What the exercise asks: Below are some entries. Transcribe the lines from the one holding "Emit a Python" to the one holding "import plotly.graph_objects as go", inclusive, but not the pictures among them.

Data supplied:

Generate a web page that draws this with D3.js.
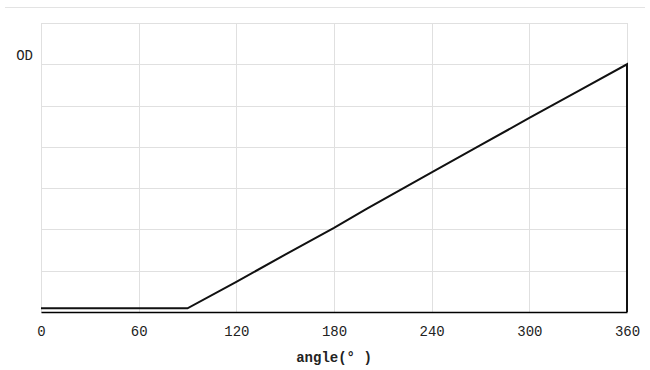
<!DOCTYPE html>
<html>
<head>
<meta charset="utf-8">
<script src="https://cdn.jsdelivr.net/npm/d3@7"></script>
<style>
	body { margin: 0; background: #fff; }
	text { font-family: "Liberation Mono", monospace; fill: #222; }
</style>
</head>
<body>
<div id="chart"></div>
<script>
// curve points: angle (deg) -> OD
var angles = [0, 90, 120, 150, 180, 200, 240, 270, 300, 330, 360, 360];
var odValues = [0.009, 0.009, 0.073, 0.139, 0.204, 0.25, 0.338, 0.404, 0.47, 0.535, 0.6, 0];
var xTicks = [0, 60, 120, 180, 240, 300, 360];
var yTicks = [0, 0.1, 0.2, 0.3, 0.4, 0.5, 0.6, 0.7];

var width = 650, height = 370;
var margin = { top: 23, right: 23, bottom: 58, left: 41 };
var innerW = width - margin.left - margin.right,
	innerH = height - margin.top - margin.bottom;

var svg = d3.select('#chart').append('svg')
	.attr('width', width)
	.attr('height', height);

// thin rule across the top
svg.append('line')
	.attr('x1', 5).attr('x2', 645)
	.attr('y1', 7.5).attr('y2', 7.5)
	.attr('stroke', '#e3e3e3');

var g = svg.append('g')
	.attr('transform', 'translate(' + margin.left + ',' + margin.top + ')');

var x = d3.scaleLinear().domain([0, 360]).range([0, innerW]);
var y = d3.scaleLinear().domain([0, 0.7]).range([innerH, 0]);

// grid
g.append('g')
	.selectAll('line.h')
	.data(yTicks)
	.enter().append('line')
	.attr('x1', 0).attr('x2', innerW)
	.attr('y1', function (d) { return Math.round(y(d)) + 0.5; })
	.attr('y2', function (d) { return Math.round(y(d)) + 0.5; })
	.attr('stroke', '#e0e0e0');
g.append('g')
	.selectAll('line.v')
	.data(xTicks)
	.enter().append('line')
	.attr('x1', function (d) { return Math.round(x(d)) + 0.5; })
	.attr('x2', function (d) { return Math.round(x(d)) + 0.5; })
	.attr('y1', 0).attr('y2', innerH)
	.attr('stroke', '#e0e0e0');

// x axis
var xAxis = d3.axisBottom(x)
	.tickValues(xTicks)
	.tickSize(0)
	.tickPadding(14);
var ax = g.append('g')
	.attr('transform', 'translate(0,' + innerH + ')')
	.call(xAxis);
ax.select('.domain').attr('stroke', '#000').attr('stroke-width', 1.5);
ax.selectAll('text')
	.style('font-size', '14px')
	.style('font-family', '"Liberation Mono", monospace')
	.attr('fill', '#222');

// curve
var data = angles.map(function (a, i) { return { a: a, v: odValues[i] }; });
var line = d3.line()
	.x(function (d) { return x(d.a); })
	.y(function (d) { return y(d.v); });
g.append('path')
	.datum(data)
	.attr('fill', 'none')
	.attr('stroke', '#111')
	.attr('stroke-width', 2)
	.attr('d', line);

// labels
svg.append('text')
	.attr('x', 33).attr('y', 56)
	.attr('text-anchor', 'end')
	.attr('dominant-baseline', 'middle')
	.style('font-size', '14px')
	.text('OD');

svg.append('text')
	.attr('x', margin.left + innerW / 2)
	.attr('y', 358)
	.attr('text-anchor', 'middle')
	.attr('dominant-baseline', 'middle')
	.style('font-size', '14px')
	.style('font-weight', 'bold')
	.text('angle(° )');
</script>
</body>
</html>
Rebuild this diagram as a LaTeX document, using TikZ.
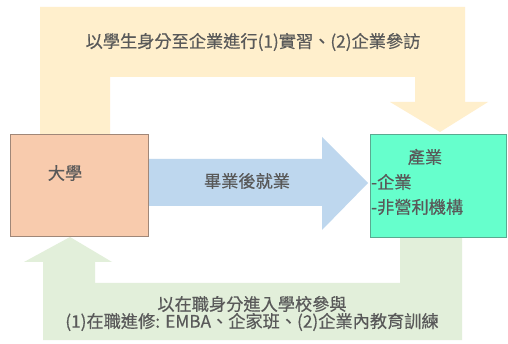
\documentclass[tikz,border=0pt]{standalone}
\usepackage{fontspec}
\setmainfont{Noto Sans CJK TC}[FakeBold=0.5]
\definecolor{yel}{RGB}{255,239,204}
\definecolor{blu}{RGB}{190,215,238}
\definecolor{grn}{RGB}{226,239,218}
\definecolor{org}{RGB}{248,203,173}
\definecolor{orgb}{RGB}{160,135,120}
\definecolor{aqua}{RGB}{102,255,204}
\definecolor{aquab}{RGB}{90,170,145}
\definecolor{txt}{RGB}{89,89,89}
\begin{document}
\begin{tikzpicture}[x=1pt,y=-1pt,
  lbl/.style={text=txt,font=\fontsize{17.2}{20}\selectfont,inner sep=0pt},
  boxa/.style={draw=orgb,fill=org,line width=1.2pt},
  boxb/.style={draw=aquab,fill=aqua,line width=1.2pt}]
\useasboundingbox (0,0) rectangle (508,344);
\fill[white] (0,0) rectangle (508,344);
% yellow bent arrow
\fill[yel] (40,136) -- (40,7) -- (465,7) -- (465,102) -- (488,102) -- (440,132) -- (390,102) -- (415,102) -- (415,77) -- (110,77) -- (110,136) -- cycle;
% green bent arrow
\fill[grn] (400,236) -- (462,236) -- (462,340) -- (43,340) -- (43,262) -- (24,262) -- (70,237) -- (112,262) -- (95,262) -- (95,283) -- (400,283) -- cycle;
% blue arrow
\fill[blu] (148,159) -- (322,159) -- (322,137) -- (368,183) -- (322,230) -- (322,206) -- (148,206) -- cycle;
% boxes
\node[boxa,minimum width=138pt,minimum height=102pt,anchor=north west] (uni) at (10,134) {};
\node[boxb,minimum width=136pt,minimum height=103pt,anchor=north west] (ind) at (370,134) {};
\node[lbl] (unit) at (65,173) {大學};
\node[lbl] (grad) at (247,181) {畢業後就業};
\node[lbl] (indt) at (425,157) {產業};
\node[lbl,anchor=west] (ind1) at (371,182) {-企業};
\node[lbl,anchor=west] (ind2) at (371,207) {-非營利機構};
\node[lbl] (top) at (253,42) {以學生身分至企業進行(1)實習、(2)企業參訪};
\node[lbl] (bot1) at (252,304) {以在職身分進入學校參與};
\node[lbl] (bot2) at (252,322) {(1)在職進修: EMBA、企家班、(2)企業內教育訓練};
\end{tikzpicture}
\end{document}
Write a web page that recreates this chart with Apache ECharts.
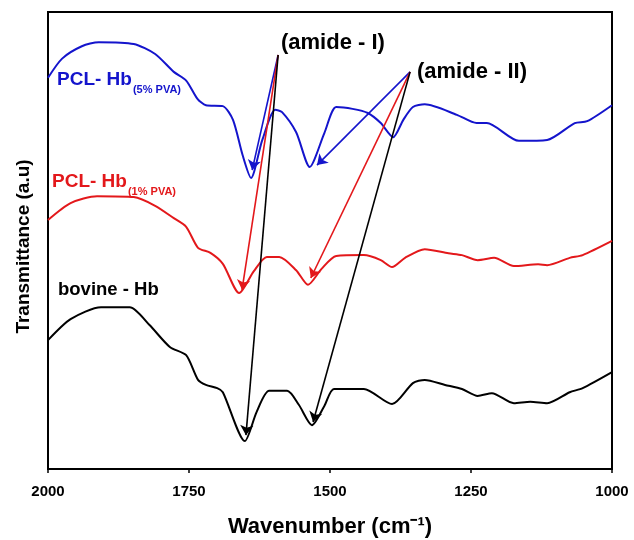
<!DOCTYPE html>
<html>
<head>
<meta charset="utf-8">
<script src="https://cdn.jsdelivr.net/npm/echarts@6/dist/echarts.min.js"></script>
<style>
  html, body { margin: 0; padding: 0; background: #fff; }
  #chart { width: 634px; height: 540px; }
</style>
</head>
<body>
<div id="chart"></div>
<script>
// wavenumber (cm-1) and transmittance (a.u., offset per sample)
const blueWn = [2000, 1975, 1940, 1910, 1848, 1810, 1777, 1755, 1735, 1720, 1690, 1672, 1655, 1640, 1620, 1597, 1585, 1560, 1536, 1510, 1489, 1460, 1433, 1410, 1388, 1370, 1353, 1332, 1275, 1240, 1222, 1165, 1115, 1066, 1044, 1000]
const blueT = [85.6, 89.8, 92.5, 93.4, 93.0, 90.8, 86.9, 85.0, 81.0, 79.6, 79.4, 76.4, 68.7, 63.7, 72.0, 78.6, 78.1, 73.7, 66.1, 73.5, 79.2, 78.8, 77.9, 75.7, 72.6, 76.4, 79.2, 79.8, 77.5, 75.7, 75.7, 71.8, 72.0, 75.7, 76.1, 79.6]

const redWn = [2000, 1960, 1913, 1848, 1810, 1777, 1755, 1734, 1712, 1690, 1661, 1635, 1612, 1590, 1560, 1539, 1515, 1489, 1440, 1410, 1390, 1367, 1332, 1290, 1266, 1238, 1209, 1174, 1131, 1115, 1075, 1052, 1000]
const redT = [54.5, 58.2, 59.7, 59.5, 57.6, 54.9, 53.0, 48.4, 47.3, 44.9, 38.5, 43.3, 46.4, 46.4, 43.5, 40.3, 43.8, 46.6, 46.8, 45.7, 44.2, 46.2, 48.1, 47.2, 46.8, 45.7, 46.2, 44.4, 44.8, 44.6, 46.2, 46.8, 49.9]

const blackWn = [2000, 1960, 1906, 1855, 1820, 1784, 1755, 1734, 1720, 1700, 1690, 1651, 1630, 1608, 1576, 1555, 1532, 1510, 1493, 1440, 1390, 1353, 1332, 1296, 1266, 1238, 1213, 1174, 1145, 1115, 1075, 1052, 1000]
const blackT = [28.2, 32.8, 35.4, 35.4, 31.5, 26.7, 24.9, 19.5, 18.4, 17.7, 16.8, 6.1, 12.5, 17.1, 17.1, 14.0, 9.6, 13.8, 17.5, 17.5, 14.2, 18.8, 19.5, 18.4, 17.5, 16.0, 16.6, 14.4, 14.7, 14.4, 16.8, 17.7, 21.2]

const xTicks = [2000, 1750, 1500, 1250, 1000]

// arrow annotations: start points and arrow tips [wn, T]
const amide1From = [1592, 90.6]
const amide2From = [1358, 86.9]
const blueTips = [[1638, 65.4], [1523, 66.5]]
const redTips = [[1656, 39.2], [1534, 41.8]]
const blackTips = [[1649, 7.4], [1530, 10.3]]

const BLUE = '#1414cc'
const RED = '#e3181b'
const BLACK = '#000000'
const FONT = 'Liberation Sans'

const zip = (xs, ys) => xs.map((x, i) => [x, ys[i]])

const arrows = (tips, color) => ({
  silent: true,
  symbol: ['none', 'arrow'],
  symbolSize: 10,
  label: { show: false },
  itemStyle: { color },
  lineStyle: { color, width: 1.6, type: 'solid' },
  emphasis: { disabled: true },
  data: [
    [{ coord: amide1From }, { coord: tips[0] }],
    [{ coord: amide2From }, { coord: tips[1] }],
  ],
})

const makeSeries = (name, wn, t, color, tips) => ({
  name,
  type: 'line',
  symbol: 'none',
  smooth: 0.25,
  data: zip(wn, t),
  lineStyle: { color, width: 2 },
  itemStyle: { color },
  markLine: arrows(tips, color),
})

const chart = echarts.init(document.getElementById('chart'))
chart.setOption({
  animation: false,
  grid: {
    left: 48, right: 22, top: 12, bottom: 71,
    outerBoundsMode: 'none',
    show: true, borderColor: '#000', borderWidth: 2,
  },
  xAxis: {
    type: 'value',
    inverse: true,
    min: 1000,
    max: 2000,
    interval: 250,
    name: 'Wavenumber (cm⁻¹)',
    nameLocation: 'middle',
    nameGap: 47,
    nameTextStyle: { fontFamily: FONT, fontWeight: 'bold', fontSize: 22, color: '#000' },
    axisLine: { show: true, lineStyle: { color: '#000', width: 2 } },
    axisTick: { show: true, length: 4, lineStyle: { color: '#000', width: 1.5 } },
    axisLabel: {
      fontFamily: FONT, fontWeight: 'bold', fontSize: 15, color: '#000', margin: 15,
      formatter: (v) => (xTicks.includes(v) ? String(v) : ''),
    },
    splitLine: { show: false },
  },
  yAxis: {
    type: 'value',
    min: 0,
    max: 100,
    name: 'Transmittance (a.u)',
    nameLocation: 'middle',
    nameGap: 15,
    nameTextStyle: { fontFamily: FONT, fontWeight: 'bold', fontSize: 19, color: '#000', padding: [0, 12, 0, 0] },
    axisLine: { show: true, lineStyle: { color: '#000', width: 2 } },
    axisTick: { show: false },
    axisLabel: { show: false },
    splitLine: { show: false },
  },
  graphic: [
    {
      type: 'text', left: 57, top: 70,
      style: {
        text: '{m|PCL- Hb}{s|(5% PVA)}',
        rich: {
          m: { fontFamily: FONT, fontWeight: 'bold', fontSize: 19, fill: BLUE },
          s: { fontFamily: FONT, fontWeight: 'bold', fontSize: 11, fill: BLUE, padding: [20, 0, 0, 1] },
        },
      },
    },
    {
      type: 'text', left: 52, top: 172,
      style: {
        text: '{m|PCL- Hb}{s|(1% PVA)}',
        rich: {
          m: { fontFamily: FONT, fontWeight: 'bold', fontSize: 19, fill: RED },
          s: { fontFamily: FONT, fontWeight: 'bold', fontSize: 11, fill: RED, padding: [20, 0, 0, 1] },
        },
      },
    },
    {
      type: 'text', left: 58, top: 280,
      style: { text: 'bovine - Hb', fontFamily: FONT, fontWeight: 'bold', fontSize: 18.5, fill: BLACK },
    },
    {
      type: 'text', left: 281, top: 32,
      style: { text: '(amide - I)', fontFamily: FONT, fontWeight: 'bold', fontSize: 22, fill: BLACK },
    },
    {
      type: 'text', left: 417, top: 61,
      style: { text: '(amide - II)', fontFamily: FONT, fontWeight: 'bold', fontSize: 22, fill: BLACK },
    },
  ],
  series: [
    makeSeries('PCL- Hb (5% PVA)', blueWn, blueT, BLUE, blueTips),
    makeSeries('PCL- Hb (1% PVA)', redWn, redT, RED, redTips),
    makeSeries('bovine - Hb', blackWn, blackT, BLACK, blackTips),
  ],
})
</script>
</body>
</html>
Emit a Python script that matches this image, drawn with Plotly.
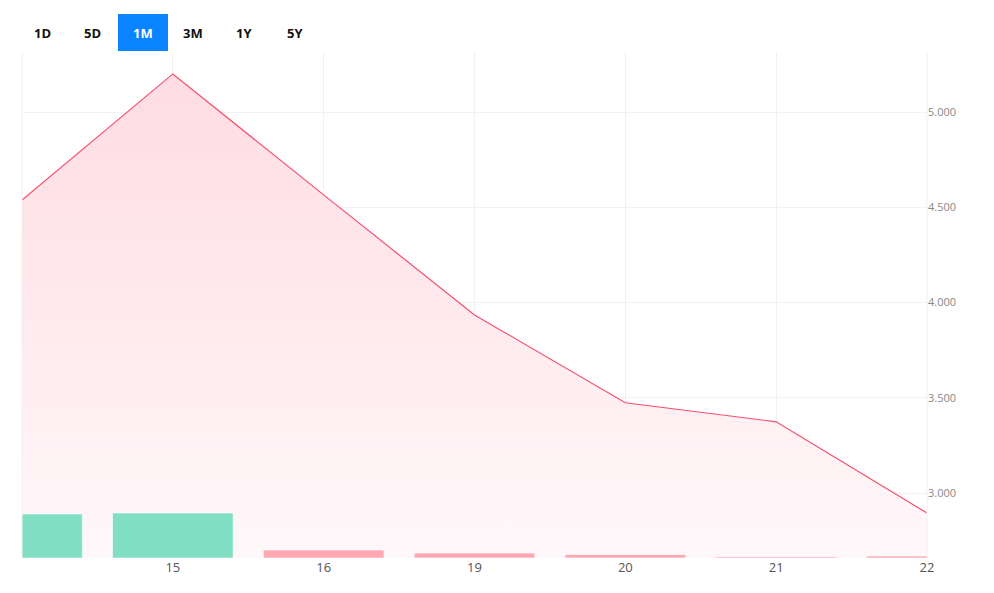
import plotly.graph_objects as go

x_idx = [0, 1, 2, 3, 4, 5, 6]
x_labels = ["14", "15", "16", "19", "20", "21", "22"]
price = [4.538, 5.200, 4.565, 3.935, 3.474, 3.374, 2.895]
volume = [44, 45, 8, 5, 3.5, 1.2, 2]
bar_colors = ["#80dfc2", "#80dfc2", "#ffa8b4", "#ffa8b4", "#ffa8b4", "#ffa8b4", "#ffa8b4"]
y_ticks = [3.0, 3.5, 4.0, 4.5, 5.0]
buttons = ["1D", "5D", "1M", "3M", "1Y", "5Y"]
button_px = [42, 92, 143, 193, 244, 295]

OFF = 8
L, R, T, B = 22 - OFF, 67 + OFF, 52 - OFF, 35 + OFF
W, H = 994, 593
pw, ph = W - L - R, H - T - B
def px(x): return (x - OFF - L) / pw
def py(y): return (H - B - (y - OFF)) / ph

fig = go.Figure()
fig.add_trace(go.Bar(x=x_idx, y=volume, marker=dict(color=bar_colors, line=dict(width=1, color="rgba(255,255,255,0.6)")),
                     width=0.8, yaxis="y2", hoverinfo="skip"))
fig.add_trace(go.Scatter(x=x_idx, y=price, mode="lines", line=dict(color="#f4506c", width=1.2),
                         fill="tozeroy",
                         fillgradient=dict(type="vertical", start=2.66, stop=5.2,
                                           colorscale=[[0, "rgba(255,248,250,1)"], [1, "rgba(255,220,227,1)"]])))

shapes = [dict(type="rect", xref="paper", yref="paper", x0=px(118), x1=px(168), y0=py(51), y1=py(14),
               fillcolor="#0a84ff", line=dict(width=0), layer="above")]
ann = []
for t, bx in zip(buttons, button_px):
    ann.append(dict(text=f"<b>{t}</b>", x=px(bx), y=py(33), xref="paper", yref="paper",
                    xanchor="center", yanchor="middle",
                    showarrow=False, font=dict(size=13, color="white" if t == "1M" else "#111")))

fig.update_layout(
    width=W, height=H, margin=dict(l=L, r=R, t=T, b=B),
    paper_bgcolor="white", plot_bgcolor="white", showlegend=False,
    font=dict(family="Open Sans"),
    shapes=shapes, annotations=ann,
    xaxis=dict(range=[0, 6], tickvals=x_idx[1:], ticktext=x_labels[1:], showgrid=True, gridcolor="#f0f0f0",
               zeroline=False, tickfont=dict(size=13, color="#555"), showline=False, ticks=""),
    yaxis=dict(range=[2.659, 5.315], side="right", tickvals=y_ticks, ticktext=[f"{v:.3f}" for v in y_ticks],
               showgrid=True, gridcolor="#f2f2f2", zeroline=False, tickfont=dict(size=11, color="#888")),
    yaxis2=dict(range=[0, 506], overlaying="y", visible=False),
)
fig.add_shape(type="line", xref="paper", yref="paper", x0=0, x1=0, y0=0, y1=1, line=dict(color="#f0f0f0", width=1))
fig.add_shape(type="line", xref="paper", yref="paper", x0=1, x1=1, y0=0, y1=1, line=dict(color="#f0f0f0", width=1))
fig.write_html("out.html")
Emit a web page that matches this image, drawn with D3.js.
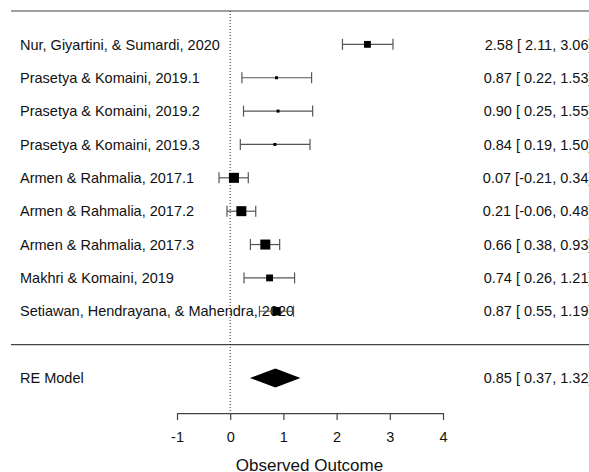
<!DOCTYPE html>
<html>
<head>
<meta charset="utf-8">
<script src="https://cdn.jsdelivr.net/npm/d3@7"></script>
<style>
  body { margin: 0; background: #fff; }
  text { font-family: "Liberation Sans", Arial, sans-serif; fill: #111; }
</style>
</head>
<body>
<div id="chart"></div>
<script>
// study data
var studies = ["Nur, Giyartini, & Sumardi, 2020", "Prasetya & Komaini, 2019.1", "Prasetya & Komaini, 2019.2",
    "Prasetya & Komaini, 2019.3", "Armen & Rahmalia, 2017.1", "Armen & Rahmalia, 2017.2",
    "Armen & Rahmalia, 2017.3", "Makhri & Komaini, 2019", "Setiawan, Hendrayana, & Mahendra, 2020"];
var estimates = [2.58, 0.87, 0.90, 0.84, 0.07, 0.21, 0.66, 0.74, 0.87];
var lowers = [2.11, 0.22, 0.25, 0.19, -0.21, -0.06, 0.38, 0.26, 0.55];
var uppers = [3.06, 1.53, 1.55, 1.50, 0.34, 0.48, 0.93, 1.21, 1.19];
var weights = [11.1, 9.9, 9.9, 9.9, 12.1, 12.1, 12.1, 11.1, 11.6];   // estimated RE weights (%)

var modelLabel = "RE Model";
var modelEst = 0.85, modelLower = 0.37, modelUpper = 1.32;

var xTicks = [-1, 0, 1, 2, 3, 4];
var xLabel = "Observed Outcome";

// set the dimensions
var width = 589, height = 472;

var svg = d3.select("#chart")
    .append("svg")
    .attr("width", width)
    .attr("height", height);

// x: effect size, y: row number (studies k..1, model at -1)
var x = d3.scaleLinear().domain([-1, 4]).range([177, 443]);
var y = d3.scaleLinear().domain([-1, 10]).range([378, 11]);
var size = d3.scaleLinear().domain(d3.extent(weights)).range([3, 10]);

var k = studies.length;
var rows = studies.map(function (d, i) { return k - i; });
// plain hyphen for negatives, like R prints them
function fmt(v) { return v.toFixed(2); }
function ann(e, l, u) {
    var ls = l < 0 ? fmt(l) : " " + fmt(l);
    return fmt(e) + " [" + ls + ", " + fmt(u) + "]";
}

var axisY = y(-2.05);

// horizontal lines (top and separator)
svg.append("line")
    .attr("x1", 11).attr("x2", width)
    .attr("y1", y(10)).attr("y2", y(10))
    .attr("stroke", "#444").attr("stroke-width", 1.2);
svg.append("line")
    .attr("x1", 11).attr("x2", width)
    .attr("y1", y(0)).attr("y2", y(0))
    .attr("stroke", "#444").attr("stroke-width", 1.2);

// dotted reference line at 0
svg.append("line")
    .attr("x1", x(0)).attr("x2", x(0))
    .attr("y1", y(10)).attr("y2", axisY)
    .attr("stroke", "#222").attr("stroke-width", 1)
    .attr("stroke-dasharray", "1,2");

// study labels
svg.selectAll(".lab")
    .data(studies)
    .enter()
    .append("text")
    .attr("x", 20)
    .attr("y", function (d, i) { return y(rows[i]); })
    .attr("dy", "0.36em")
    .style("font-size", "14.5px")
    .text(function (d) { return d; });

// CI lines
var g = svg.selectAll(".ci")
    .data(studies)
    .enter()
    .append("g")
    .attr("stroke", "#555")
    .attr("stroke-width", 1.2);
g.append("line")
    .attr("x1", function (d, i) { return x(lowers[i]); })
    .attr("x2", function (d, i) { return x(uppers[i]); })
    .attr("y1", function (d, i) { return y(rows[i]); })
    .attr("y2", function (d, i) { return y(rows[i]); });
g.append("line")
    .attr("x1", function (d, i) { return x(lowers[i]); })
    .attr("x2", function (d, i) { return x(lowers[i]); })
    .attr("y1", function (d, i) { return y(rows[i]) - 5.5; })
    .attr("y2", function (d, i) { return y(rows[i]) + 5.5; });
g.append("line")
    .attr("x1", function (d, i) { return x(uppers[i]); })
    .attr("x2", function (d, i) { return x(uppers[i]); })
    .attr("y1", function (d, i) { return y(rows[i]) - 5.5; })
    .attr("y2", function (d, i) { return y(rows[i]) + 5.5; });

// squares sized by weight
svg.selectAll(".pt")
    .data(estimates)
    .enter()
    .append("rect")
    .attr("x", function (d, i) { return x(d) - size(weights[i]) / 2; })
    .attr("y", function (d, i) { return y(rows[i]) - size(weights[i]) / 2; })
    .attr("width", function (d, i) { return size(weights[i]); })
    .attr("height", function (d, i) { return size(weights[i]); })
    .attr("fill", "#000");

// annotations on the right
svg.selectAll(".ann")
    .data(estimates)
    .enter()
    .append("text")
    .attr("x", 592.5)
    .attr("y", function (d, i) { return y(rows[i]); })
    .attr("dy", "0.36em")
    .attr("text-anchor", "end")
    .style("font-size", "14.5px")
    .style("white-space", "pre")
    .attr("xml:space", "preserve")
    .text(function (d, i) { return ann(d, lowers[i], uppers[i]); });

// summary row
svg.append("text")
    .attr("x", 20).attr("y", y(-1)).attr("dy", "0.36em")
    .style("font-size", "14.5px")
    .text(modelLabel);
svg.append("polygon")
    .attr("points", [
        [x(modelLower), y(-1)], [x(modelEst), y(-1) - 9.5],
        [x(modelUpper), y(-1)], [x(modelEst), y(-1) + 9.5]
    ].map(function (p) { return p.join(","); }).join(" "))
    .attr("fill", "#000");
svg.append("text")
    .attr("x", 592.5).attr("y", y(-1)).attr("dy", "0.36em")
    .attr("text-anchor", "end")
    .style("font-size", "14.5px")
    .style("white-space", "pre")
    .attr("xml:space", "preserve")
    .text(ann(modelEst, modelLower, modelUpper));

// x axis
var axis = svg.append("g")
    .attr("transform", "translate(0," + axisY + ")")
    .call(d3.axisBottom(x).tickValues(xTicks).tickSize(7).tickSizeOuter(0).tickPadding(12)
        .tickFormat(function (d) { return String(d); }));
axis.select(".domain").attr("stroke", "#444").attr("stroke-width", 1.2);
axis.selectAll(".tick line").attr("stroke", "#444").attr("stroke-width", 1.2);
axis.selectAll(".tick text")
    .style("font-size", "14.5px")
    .style("font-family", "Liberation Sans, Arial, sans-serif")
    .attr("fill", "#111");

// x axis label
svg.append("text")
    .attr("text-anchor", "middle")
    .attr("x", x(1.5) - 0.5)
    .attr("y", 465)
    .attr("dy", "0.36em")
    .style("font-size", "17px")
    .text(xLabel);
</script>
</body>
</html>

Result for this task:
Emit a Python script that matches this image, drawn with Plotly.
import plotly.graph_objects as go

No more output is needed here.